The Future of Warfare Will Be Urban, Coastal, and Irregular - New America Foundation.
On Wednesday, September 18, the New America Foundation hosted Dr. David Kilcullen, founding President and CEO of Caerus Associates and a former Lt. Col. in the Australian Army, to discuss his most recent book, Out of the Mountains: The Coming Age of the Urban Guerilla. Peter Bergen sat down with him to discuss the main points of the book and the changing landscape of conflict.
Dr. Kilcullen noted that since around 1846 until today, the U.S. military has very rarely become involved in state-on-state conflicts. Instead, the United States has engaged with non-state armed group adversaries, a trend completely independent of presidential political preference and one that is growing globally. In the past 60 to 70 years, wars between states have been declining while conflicts between non-state groups have remained consistent. Dr. Kilcullen said that although his book does not address why the United States continues to engage in conflicts with non-state groups in complex situations, it does look at the environment in which these operations take place to predict how future strategy will need to evolve to fit a new, irregular warfare landscape. In his book, Dr. Kilcullen analyzes conflicts in cities such as Benghazi, Libya; Kingston, Jamaica; and Mumbai, India to predict how changes in environment will affect the face of warfare.

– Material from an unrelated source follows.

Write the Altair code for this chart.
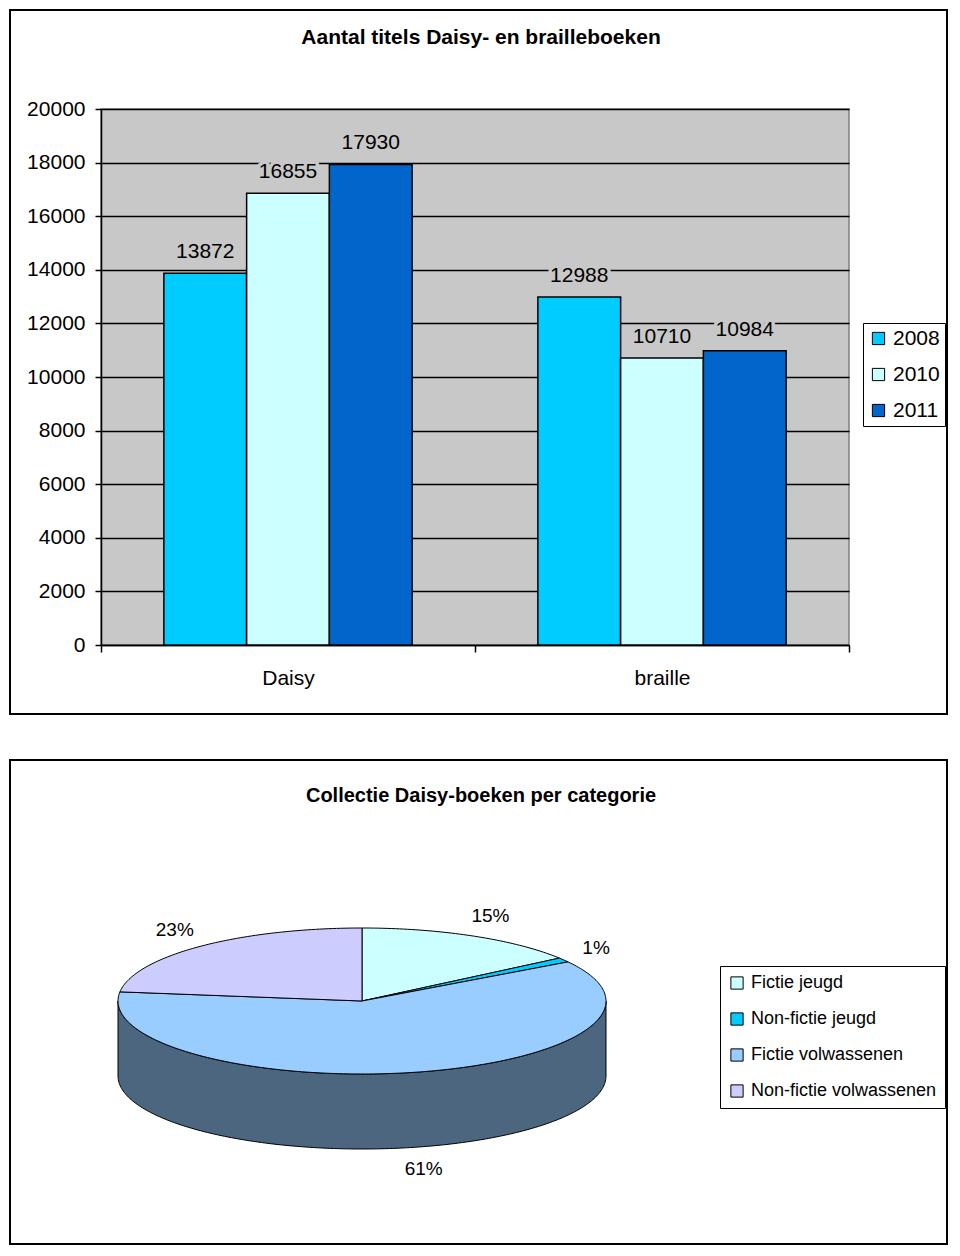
import math
import altair as alt
import pandas as pd

# ---------------- data ----------------
groups = ["Daisy", "braille"]
years = ["2008", "2010", "2011"]
daisy_vals = [13872, 16855, 17930]
braille_vals = [12988, 10710, 10984]
year_colors = ["#00CCFF", "#CCFFFF", "#0066CC"]
y_ticks = [0, 2000, 4000, 6000, 8000, 10000, 12000, 14000, 16000, 18000, 20000]

categories = ["Fictie jeugd", "Non-fictie jeugd", "Fictie volwassenen", "Non-fictie volwassenen"]
shares = [15, 1, 61, 23]
pie_colors = ["#CCFFFF", "#00CCFF", "#99CCFF", "#CCCCFF"]

FONT = "Liberation Sans"
PLOT_BG = "#C8C8C8"
RIGHT = 846  # right edge of the panel frames, relative to plot origin

# ---------------- top chart: grouped bars ----------------
rows = []
for g, vals in zip(groups, [daisy_vals, braille_vals]):
    for y, v in zip(years, vals):
        rows.append({"group": g, "year": y, "value": v})
bars_df = pd.DataFrame(rows)

x_enc = alt.X("group:N", scale=alt.Scale(domain=groups, paddingInner=0, paddingOuter=0),
              axis=alt.Axis(title=None, labelAngle=0, labelFontSize=21, labelColor="black",
                            tickBand="extent", tickSize=7, tickColor="black", domainColor="black",
                            domainWidth=1.5, tickWidth=1.5, labelPadding=15, grid=False))
xo_enc = alt.XOffset("year:N", scale=alt.Scale(domain=years, paddingInner=0, paddingOuter=0.76))
y_enc = alt.Y("value:Q", scale=alt.Scale(domain=[0, 20000], nice=False),
              axis=alt.Axis(title=None, values=y_ticks, format="d", labelFontSize=21, labelColor="black",
                            tickSize=6, tickColor="black", tickWidth=1.5, domainColor="black",
                            domainWidth=1.5, labelPadding=10, grid=True, gridColor="black", gridWidth=1.5))

base = alt.Chart(bars_df)
bars = base.mark_bar(stroke="black", strokeWidth=1.5).encode(
    x=x_enc, xOffset=xo_enc, y=y_enc,
    color=alt.Color("year:N", scale=alt.Scale(domain=years, range=year_colors),
                    legend=alt.Legend(title=None, orient="none", legendX=762, legendY=214,
                                      strokeColor="black", fillColor="white", padding=5,
                                      symbolType="square", symbolSize=150, symbolStrokeColor="black",
                                      symbolStrokeWidth=1, labelFontSize=21, labelColor="black",
                                      rowPadding=14, labelOffset=4)),
)
halo = base.mark_text(fontSize=21, dy=-15, baseline="alphabetic", stroke=PLOT_BG, strokeWidth=7,
                      fill=PLOT_BG, strokeJoin="round").encode(
    x="group:N", xOffset="year:N", y="value:Q", text=alt.Text("value:Q", format="d"))
labels = base.mark_text(fontSize=21, dy=-15, baseline="alphabetic", color="black").encode(
    x="group:N", xOffset="year:N", y="value:Q", text=alt.Text("value:Q", format="d"))

one = pd.DataFrame({"k": [0]})
top_border = alt.Chart(one).mark_rect(filled=False, stroke="black", strokeWidth=2).encode(
    x=alt.value(-91), x2=alt.value(RIGHT), y=alt.value(-99), y2=alt.value(605))
top_title = alt.Chart(one).mark_text(fontSize=21, fontWeight="bold", align="center",
                                     baseline="middle", color="black").encode(
    x=alt.value(380), y=alt.value(-71), text=alt.value("Aantal titels Daisy- en brailleboeken"))

top = alt.layer(bars, halo, labels, top_border, top_title).properties(
    width=748, height=536, view=alt.ViewBackground(fill=PLOT_BG, stroke="#808080", strokeWidth=1.5))

# ---------------- bottom chart: 3D pie ----------------
RY = 73 / 244.0
DEPTH = 75 / 244.0


def pt(a_deg, drop=0.0):
    a = math.radians(a_deg)
    return [math.sin(a), RY * math.cos(a) - drop]


def arc(a0, a1, drop=0.0):
    n = max(2, int(abs(a1 - a0) / 1.0) + 2)
    return [pt(a0 + (a1 - a0) * i / (n - 1), drop) for i in range(n)]


def darker(hexcol):
    r, g, b = int(hexcol[1:3], 16), int(hexcol[3:5], 16), int(hexcol[5:7], 16)
    return "#%02X%02X%02X" % (r // 2, g // 2, b // 2)


total = float(sum(shares))
starts, ends = [], []
acc = 0.0
for s in shares:
    starts.append(acc / total * 360.0)
    acc += s
    ends.append(acc / total * 360.0)

top_features, side_features, lab_rows = [], [], []
for cat, s, a0, a1, col in zip(categories, shares, starts, ends, pie_colors):
    ring = [[0.0, 0.0]] + arc(a0, a1) + [[0.0, 0.0]]
    top_features.append({"type": "Feature", "properties": {"cat": cat},
                         "geometry": {"type": "Polygon", "coordinates": [ring]}})
    b0, b1 = max(a0, 90.0), min(a1, 270.0)
    if b1 > b0:
        sring = arc(b0, b1) + arc(b1, b0, DEPTH)
        sring.append(sring[0])
        side_features.append({"type": "Feature", "properties": {"cat": cat, "side": darker(col)},
                              "geometry": {"type": "Polygon", "coordinates": [sring]}})
    mid = math.radians((a0 + a1) / 2.0)
    lx = 1.16 * math.sin(mid)
    ly = 1.3 * RY * math.cos(mid) - (DEPTH if math.cos(mid) < 0 else 0.0)
    lab_rows.append({"lon": lx, "lat": ly, "label": "%d%%" % s})

# bottom panel origin sits at page y 757; pie centre at page (361, 998)
proj = dict(type="identity", reflectY=True, scale=244, translate=[261, 241])

sides = alt.Chart(alt.Data(values=side_features)).mark_geoshape(stroke="black", strokeWidth=1).encode(
    color=alt.Color("properties.side:N", scale=None)).project(**proj)
tops = alt.Chart(alt.Data(values=top_features)).mark_geoshape(stroke="black", strokeWidth=1).encode(
    color=alt.Color("properties.cat:N", scale=alt.Scale(domain=categories, range=pie_colors),
                    legend=alt.Legend(title=None, orient="none", legendX=619, legendY=206,
                                      strokeColor="black", fillColor="white", padding=8,
                                      symbolType="square", symbolSize=150, symbolStrokeColor="black",
                                      symbolStrokeWidth=1, labelFontSize=18, labelColor="black",
                                      rowPadding=18, labelOffset=5, labelLimit=400))).project(**proj)
pie_labels = alt.Chart(pd.DataFrame(lab_rows)).mark_text(fontSize=19, color="black", align="center",
                                                        baseline="middle").encode(
    longitude="lon:Q", latitude="lat:Q", text="label:N").project(**proj)

bot_border = alt.Chart(one).mark_rect(filled=False, stroke="black", strokeWidth=2).encode(
    x=alt.value(-91), x2=alt.value(RIGHT), y=alt.value(0), y2=alt.value(484))
bot_title = alt.Chart(one).mark_text(fontSize=20, fontWeight="bold", align="center",
                                     baseline="middle", color="black").encode(
    x=alt.value(380), y=alt.value(36), text=alt.value("Collectie Daisy-boeken per categorie"))

bottom = alt.layer(bot_border, bot_title, sides, tops, pie_labels).properties(
    width=RIGHT, height=484, view=alt.ViewBackground(stroke="transparent"))

chart = alt.vconcat(top, bottom, spacing=42).resolve_scale(color="independent").resolve_legend(
    color="independent").properties(padding=0).configure(font=FONT)

chart.save("out.html", embed_options={"renderer": "svg", "actions": False})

According to Dr. Kilcullen, there are four environmental “mega- trends” that will be critical in planning future operational strategies. First, the continuing increase in the world’s population in the next generation will change the global landscape. Dr. Kilcullen noted that most studies that record this data predict that the world’s population will accelerate until it reaches around 9.5 billion around the year 2050, meaning that another 3 billion people will arrive before then. Second, the urbanization of that population means that these people will not be evenly distributed over the globe. Based on his research, Dr. Kilcullen believes that around two-thirds of the world’s population will reside in cities, and notably, that population will be aggregated in the developing world. Third, the littoralization (the movement of people from rural, inland areas to the coast) of those densely populated cities will be critical in terms of conflict patterns. Today, around 80 percent of the world’s population lives within 50 miles of the coast and Dr. Kilcullen predicts that this number will only increase. Fourth, and perhaps most significant, the connectivity of the world’s population is rapidly changing, enabling greater access to information and a higher ability to organize among non-state groups.
In applying these four environmental mega-trends to conflict patterns, in an effort to predict future situations, Dr. Kilcullen found that upcoming conflicts will likely be against better organized non-state armed groups in coastal, urban theaters that will not respond to a pure military strategy like the current counterinsurgency framework. Instead, he predicts that the only way to effectively deal with conflict in these areas is to combine local insight with outside objectivity and cross-discipline expertise. He suggests that instead of continuing to operate in a mere military realm, future strategies should draw from the fields of urban planning, mediation, grassroots organizing, alternative energy technology, and conflict resolution. A more balanced, co-designed approach will allow counterinsurgency strategies and peace and security operations to adapt and cope with the evolving landscape of conflict in the future.